**Short problem**
Tally every line of the listing below that holds "this", then give the tally alone.

[BEGIN Extracted information]

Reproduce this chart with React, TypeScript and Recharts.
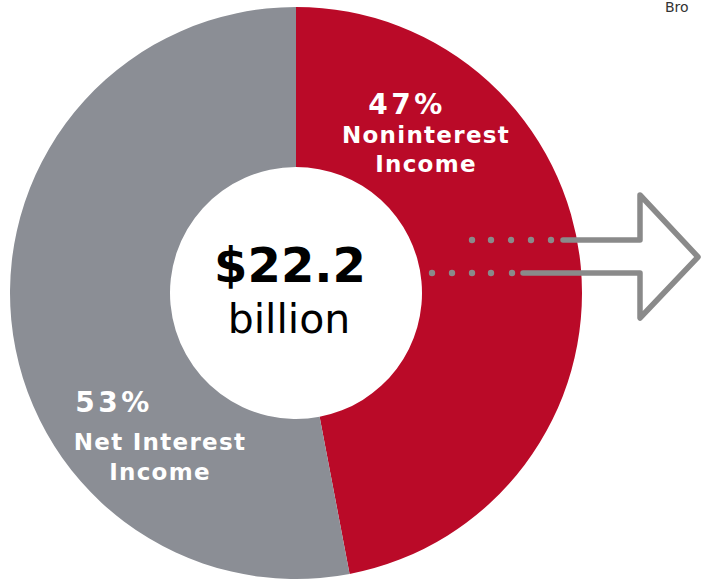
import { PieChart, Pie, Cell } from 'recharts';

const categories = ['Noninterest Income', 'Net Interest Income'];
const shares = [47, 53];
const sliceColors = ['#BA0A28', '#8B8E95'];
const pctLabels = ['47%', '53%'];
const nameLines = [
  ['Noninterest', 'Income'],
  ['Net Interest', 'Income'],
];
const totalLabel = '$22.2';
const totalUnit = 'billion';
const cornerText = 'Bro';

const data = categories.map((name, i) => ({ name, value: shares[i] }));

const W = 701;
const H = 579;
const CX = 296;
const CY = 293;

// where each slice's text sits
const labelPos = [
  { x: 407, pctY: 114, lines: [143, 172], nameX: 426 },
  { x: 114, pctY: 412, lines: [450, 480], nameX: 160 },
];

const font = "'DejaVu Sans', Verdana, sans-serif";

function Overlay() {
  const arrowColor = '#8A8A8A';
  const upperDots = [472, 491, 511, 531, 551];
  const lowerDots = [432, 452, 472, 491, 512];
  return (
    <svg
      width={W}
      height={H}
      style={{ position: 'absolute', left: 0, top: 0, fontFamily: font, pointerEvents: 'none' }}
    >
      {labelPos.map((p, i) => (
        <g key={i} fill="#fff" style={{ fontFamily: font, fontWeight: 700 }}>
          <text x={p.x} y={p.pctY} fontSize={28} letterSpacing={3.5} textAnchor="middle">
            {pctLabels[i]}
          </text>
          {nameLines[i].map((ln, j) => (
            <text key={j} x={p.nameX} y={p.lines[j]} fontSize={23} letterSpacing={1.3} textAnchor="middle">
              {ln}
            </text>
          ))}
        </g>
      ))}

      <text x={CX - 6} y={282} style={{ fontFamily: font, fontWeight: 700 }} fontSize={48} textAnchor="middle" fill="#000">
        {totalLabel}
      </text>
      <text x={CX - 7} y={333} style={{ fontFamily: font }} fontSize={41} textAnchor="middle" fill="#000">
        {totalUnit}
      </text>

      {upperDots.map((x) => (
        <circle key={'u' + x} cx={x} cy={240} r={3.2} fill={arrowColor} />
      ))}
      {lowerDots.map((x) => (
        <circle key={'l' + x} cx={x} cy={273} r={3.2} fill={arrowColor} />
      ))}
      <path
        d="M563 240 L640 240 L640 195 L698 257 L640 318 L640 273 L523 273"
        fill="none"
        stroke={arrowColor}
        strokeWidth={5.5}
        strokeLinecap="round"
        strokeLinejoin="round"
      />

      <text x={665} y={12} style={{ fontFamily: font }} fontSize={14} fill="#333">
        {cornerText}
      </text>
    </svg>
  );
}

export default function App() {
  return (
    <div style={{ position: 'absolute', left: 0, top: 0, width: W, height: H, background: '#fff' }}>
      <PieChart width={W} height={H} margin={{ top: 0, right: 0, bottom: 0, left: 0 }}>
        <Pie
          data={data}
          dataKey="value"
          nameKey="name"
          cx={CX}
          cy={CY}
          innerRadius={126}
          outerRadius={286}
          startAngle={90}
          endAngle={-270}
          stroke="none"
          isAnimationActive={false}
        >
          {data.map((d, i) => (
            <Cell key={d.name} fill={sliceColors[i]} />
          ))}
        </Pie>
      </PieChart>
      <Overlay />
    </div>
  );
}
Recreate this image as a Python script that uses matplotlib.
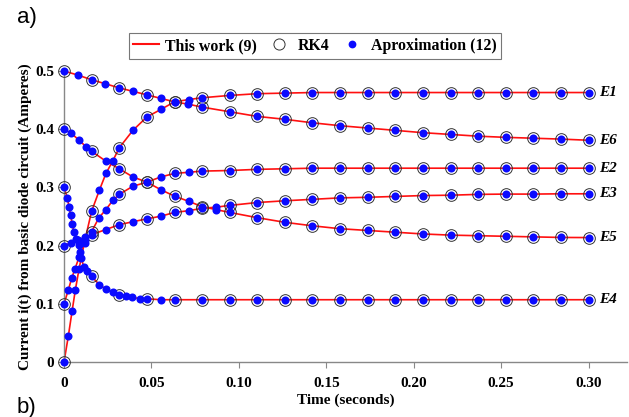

[END Extracted information]

**Response**
2